Job: Search the listing for "with" and copy every line where it appears.

── The records ──

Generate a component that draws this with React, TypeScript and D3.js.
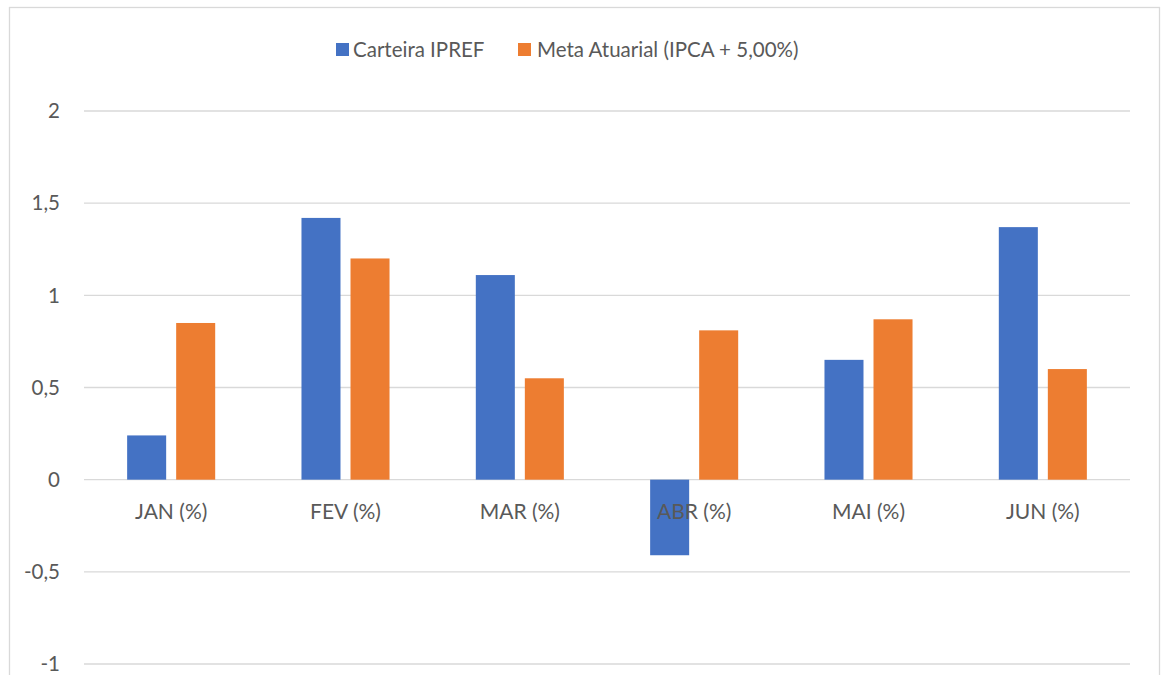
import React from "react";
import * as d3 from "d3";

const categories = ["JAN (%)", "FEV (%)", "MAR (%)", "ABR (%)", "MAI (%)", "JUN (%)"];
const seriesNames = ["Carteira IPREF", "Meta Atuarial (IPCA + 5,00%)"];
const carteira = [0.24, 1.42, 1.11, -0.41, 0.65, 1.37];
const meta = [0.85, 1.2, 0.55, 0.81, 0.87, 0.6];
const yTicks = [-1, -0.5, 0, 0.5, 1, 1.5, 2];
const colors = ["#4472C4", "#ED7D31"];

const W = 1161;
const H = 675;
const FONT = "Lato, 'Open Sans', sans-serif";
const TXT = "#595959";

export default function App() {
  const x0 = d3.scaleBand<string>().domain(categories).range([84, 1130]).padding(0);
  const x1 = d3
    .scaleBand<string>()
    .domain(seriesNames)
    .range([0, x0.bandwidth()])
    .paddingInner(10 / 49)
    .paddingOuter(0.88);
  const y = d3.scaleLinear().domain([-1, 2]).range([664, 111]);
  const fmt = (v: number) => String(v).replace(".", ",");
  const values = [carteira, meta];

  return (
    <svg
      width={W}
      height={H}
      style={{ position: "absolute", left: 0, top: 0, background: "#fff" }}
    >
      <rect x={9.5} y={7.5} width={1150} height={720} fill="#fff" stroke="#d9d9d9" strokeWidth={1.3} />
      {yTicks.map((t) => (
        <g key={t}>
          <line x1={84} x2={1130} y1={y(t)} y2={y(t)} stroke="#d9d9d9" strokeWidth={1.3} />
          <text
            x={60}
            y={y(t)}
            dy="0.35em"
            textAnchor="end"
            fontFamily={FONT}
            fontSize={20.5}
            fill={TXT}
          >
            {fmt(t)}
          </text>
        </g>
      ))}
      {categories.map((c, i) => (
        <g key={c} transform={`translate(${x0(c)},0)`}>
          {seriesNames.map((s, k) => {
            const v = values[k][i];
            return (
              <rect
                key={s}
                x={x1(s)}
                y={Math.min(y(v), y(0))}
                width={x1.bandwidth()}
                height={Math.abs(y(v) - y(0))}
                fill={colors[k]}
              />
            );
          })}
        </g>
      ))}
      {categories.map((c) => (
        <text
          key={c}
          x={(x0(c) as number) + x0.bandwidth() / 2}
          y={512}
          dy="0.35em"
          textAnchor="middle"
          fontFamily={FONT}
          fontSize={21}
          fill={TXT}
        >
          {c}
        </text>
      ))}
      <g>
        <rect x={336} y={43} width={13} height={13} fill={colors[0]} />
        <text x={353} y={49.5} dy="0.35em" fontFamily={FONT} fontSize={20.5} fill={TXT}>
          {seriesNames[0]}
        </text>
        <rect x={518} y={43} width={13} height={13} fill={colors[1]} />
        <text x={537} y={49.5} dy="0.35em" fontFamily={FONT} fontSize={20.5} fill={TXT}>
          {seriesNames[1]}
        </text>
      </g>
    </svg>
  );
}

───
── The records ──

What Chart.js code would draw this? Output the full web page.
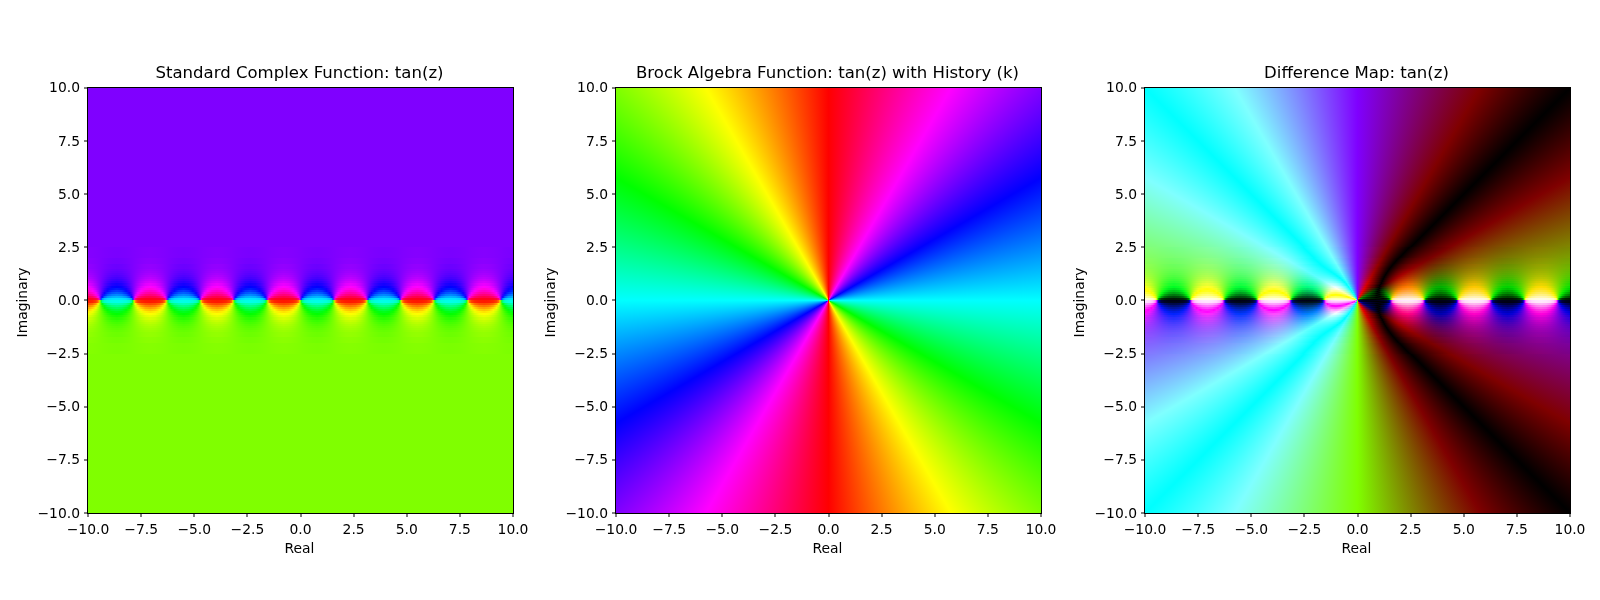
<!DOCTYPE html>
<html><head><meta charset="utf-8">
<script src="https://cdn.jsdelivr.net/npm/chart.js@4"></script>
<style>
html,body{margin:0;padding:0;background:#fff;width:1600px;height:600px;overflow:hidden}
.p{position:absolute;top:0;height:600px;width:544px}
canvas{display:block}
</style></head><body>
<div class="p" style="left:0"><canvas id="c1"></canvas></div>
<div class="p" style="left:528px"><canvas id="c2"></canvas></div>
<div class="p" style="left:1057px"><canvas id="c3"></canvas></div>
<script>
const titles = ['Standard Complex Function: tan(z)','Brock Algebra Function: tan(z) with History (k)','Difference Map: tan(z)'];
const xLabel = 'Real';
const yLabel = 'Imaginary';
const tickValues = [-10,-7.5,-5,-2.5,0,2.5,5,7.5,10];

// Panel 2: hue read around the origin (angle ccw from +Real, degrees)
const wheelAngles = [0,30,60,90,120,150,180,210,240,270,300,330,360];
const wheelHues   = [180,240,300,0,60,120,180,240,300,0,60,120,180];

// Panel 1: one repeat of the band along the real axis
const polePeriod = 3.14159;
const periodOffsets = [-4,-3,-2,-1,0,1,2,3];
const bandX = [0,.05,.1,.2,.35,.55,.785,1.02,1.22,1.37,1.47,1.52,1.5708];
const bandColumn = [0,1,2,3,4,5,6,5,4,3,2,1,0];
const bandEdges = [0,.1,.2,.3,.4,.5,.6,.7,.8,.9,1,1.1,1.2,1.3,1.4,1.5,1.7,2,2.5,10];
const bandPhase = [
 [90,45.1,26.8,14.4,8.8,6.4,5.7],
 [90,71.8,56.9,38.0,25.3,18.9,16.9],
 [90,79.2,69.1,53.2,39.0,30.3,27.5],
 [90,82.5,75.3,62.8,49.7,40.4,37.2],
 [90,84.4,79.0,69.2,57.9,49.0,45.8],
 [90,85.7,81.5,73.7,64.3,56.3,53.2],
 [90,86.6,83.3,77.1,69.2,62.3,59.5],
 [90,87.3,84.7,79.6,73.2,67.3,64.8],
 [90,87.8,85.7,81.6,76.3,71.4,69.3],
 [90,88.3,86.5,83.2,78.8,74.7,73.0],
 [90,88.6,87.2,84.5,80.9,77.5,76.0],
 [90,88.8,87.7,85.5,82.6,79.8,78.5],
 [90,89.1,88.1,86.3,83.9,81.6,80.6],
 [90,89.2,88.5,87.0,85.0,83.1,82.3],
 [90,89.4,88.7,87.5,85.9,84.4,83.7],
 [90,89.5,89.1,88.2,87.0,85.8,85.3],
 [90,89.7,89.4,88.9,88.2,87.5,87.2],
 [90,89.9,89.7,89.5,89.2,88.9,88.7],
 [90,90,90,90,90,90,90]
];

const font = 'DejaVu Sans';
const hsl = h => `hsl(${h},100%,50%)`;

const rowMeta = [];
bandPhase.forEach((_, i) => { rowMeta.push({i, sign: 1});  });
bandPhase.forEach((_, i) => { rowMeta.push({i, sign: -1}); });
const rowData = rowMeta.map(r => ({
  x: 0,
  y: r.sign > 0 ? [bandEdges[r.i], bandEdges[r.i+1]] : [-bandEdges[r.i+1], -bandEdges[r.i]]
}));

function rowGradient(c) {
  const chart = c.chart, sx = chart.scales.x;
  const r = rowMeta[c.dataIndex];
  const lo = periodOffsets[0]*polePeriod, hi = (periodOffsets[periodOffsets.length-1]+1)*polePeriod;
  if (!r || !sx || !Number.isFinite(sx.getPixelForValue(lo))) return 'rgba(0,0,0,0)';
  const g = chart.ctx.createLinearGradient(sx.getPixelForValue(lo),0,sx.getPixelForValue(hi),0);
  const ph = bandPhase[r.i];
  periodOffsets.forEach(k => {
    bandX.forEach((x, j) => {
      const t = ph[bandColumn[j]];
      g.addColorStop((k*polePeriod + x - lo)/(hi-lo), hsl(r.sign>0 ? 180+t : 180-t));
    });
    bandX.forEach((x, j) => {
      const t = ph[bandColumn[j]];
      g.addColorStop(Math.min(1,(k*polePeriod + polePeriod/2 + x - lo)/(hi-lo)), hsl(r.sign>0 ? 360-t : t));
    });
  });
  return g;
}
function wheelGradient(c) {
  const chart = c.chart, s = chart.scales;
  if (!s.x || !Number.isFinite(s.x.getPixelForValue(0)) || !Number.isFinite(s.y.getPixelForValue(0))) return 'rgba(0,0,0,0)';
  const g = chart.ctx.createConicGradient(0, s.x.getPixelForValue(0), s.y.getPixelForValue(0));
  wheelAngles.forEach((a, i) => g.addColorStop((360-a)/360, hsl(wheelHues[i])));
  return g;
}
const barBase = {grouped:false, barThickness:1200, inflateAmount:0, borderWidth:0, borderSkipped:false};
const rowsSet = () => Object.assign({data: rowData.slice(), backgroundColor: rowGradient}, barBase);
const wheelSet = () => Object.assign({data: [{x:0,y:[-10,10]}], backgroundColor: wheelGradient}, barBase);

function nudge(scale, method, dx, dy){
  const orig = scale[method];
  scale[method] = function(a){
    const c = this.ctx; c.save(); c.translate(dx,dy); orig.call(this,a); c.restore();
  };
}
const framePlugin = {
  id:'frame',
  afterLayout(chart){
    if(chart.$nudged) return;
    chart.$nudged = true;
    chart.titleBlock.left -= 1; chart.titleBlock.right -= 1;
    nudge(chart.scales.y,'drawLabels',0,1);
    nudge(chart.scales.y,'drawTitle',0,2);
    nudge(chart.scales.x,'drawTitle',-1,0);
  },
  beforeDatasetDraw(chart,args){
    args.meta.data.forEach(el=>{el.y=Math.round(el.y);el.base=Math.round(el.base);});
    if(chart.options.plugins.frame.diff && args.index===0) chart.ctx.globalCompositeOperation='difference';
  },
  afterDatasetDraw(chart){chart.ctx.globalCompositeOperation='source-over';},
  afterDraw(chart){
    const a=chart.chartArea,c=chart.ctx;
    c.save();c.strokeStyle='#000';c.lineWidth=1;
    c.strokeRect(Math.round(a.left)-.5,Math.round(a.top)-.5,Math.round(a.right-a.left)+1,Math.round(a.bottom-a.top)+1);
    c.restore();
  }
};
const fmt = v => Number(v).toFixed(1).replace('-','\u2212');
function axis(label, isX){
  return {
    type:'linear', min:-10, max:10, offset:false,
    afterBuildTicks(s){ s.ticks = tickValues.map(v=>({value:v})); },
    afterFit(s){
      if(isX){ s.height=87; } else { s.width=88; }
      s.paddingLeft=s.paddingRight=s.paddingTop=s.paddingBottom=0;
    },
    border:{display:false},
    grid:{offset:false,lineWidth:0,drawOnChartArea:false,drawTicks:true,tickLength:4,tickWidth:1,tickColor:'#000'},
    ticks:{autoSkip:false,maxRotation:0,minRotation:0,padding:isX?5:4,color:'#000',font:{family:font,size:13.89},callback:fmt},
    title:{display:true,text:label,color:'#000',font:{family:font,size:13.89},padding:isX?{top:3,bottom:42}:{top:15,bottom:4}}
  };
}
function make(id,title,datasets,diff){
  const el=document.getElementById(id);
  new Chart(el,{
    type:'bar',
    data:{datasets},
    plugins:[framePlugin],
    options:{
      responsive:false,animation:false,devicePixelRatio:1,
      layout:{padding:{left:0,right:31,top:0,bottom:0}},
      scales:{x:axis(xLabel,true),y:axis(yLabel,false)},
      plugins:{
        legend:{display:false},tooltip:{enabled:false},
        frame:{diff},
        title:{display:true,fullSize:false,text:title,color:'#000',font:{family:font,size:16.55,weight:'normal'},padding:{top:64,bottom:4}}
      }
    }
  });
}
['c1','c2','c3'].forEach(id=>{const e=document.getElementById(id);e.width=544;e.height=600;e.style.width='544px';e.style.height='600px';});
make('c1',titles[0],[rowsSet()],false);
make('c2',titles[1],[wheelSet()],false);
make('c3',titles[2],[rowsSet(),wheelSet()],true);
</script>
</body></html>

───
── The records ──

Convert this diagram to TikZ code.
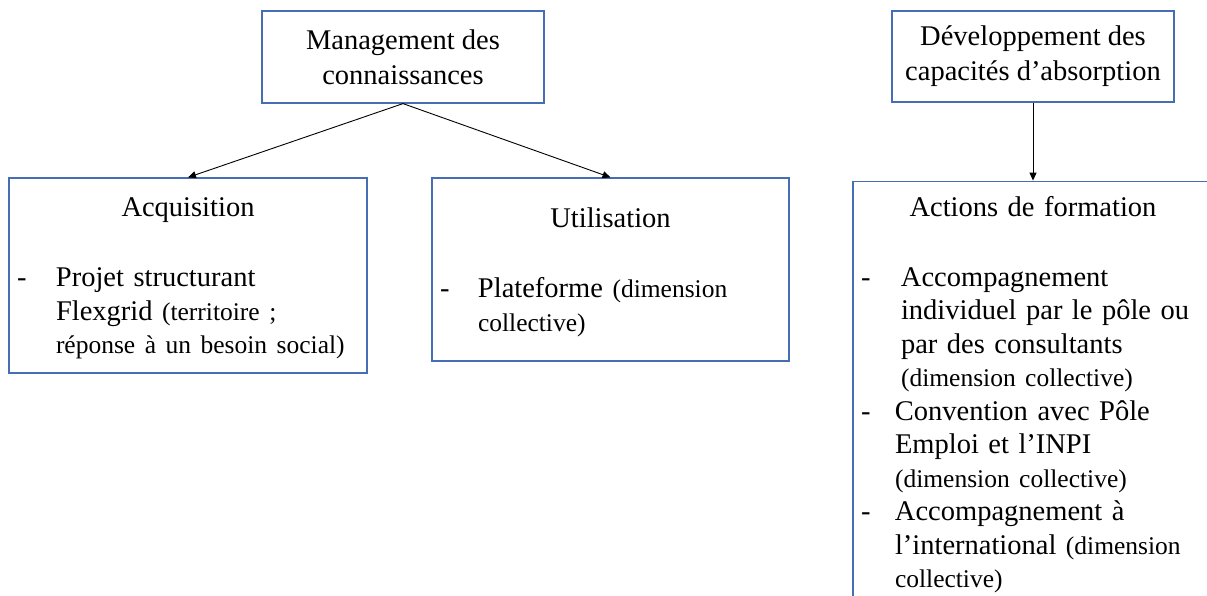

───

Response to this task:
Generate a component that draws this with React, TypeScript and D3.js.
const titles = ['Standard Complex Function: tan(z)','Brock Algebra Function: tan(z) with History (k)','Difference Map: tan(z)'];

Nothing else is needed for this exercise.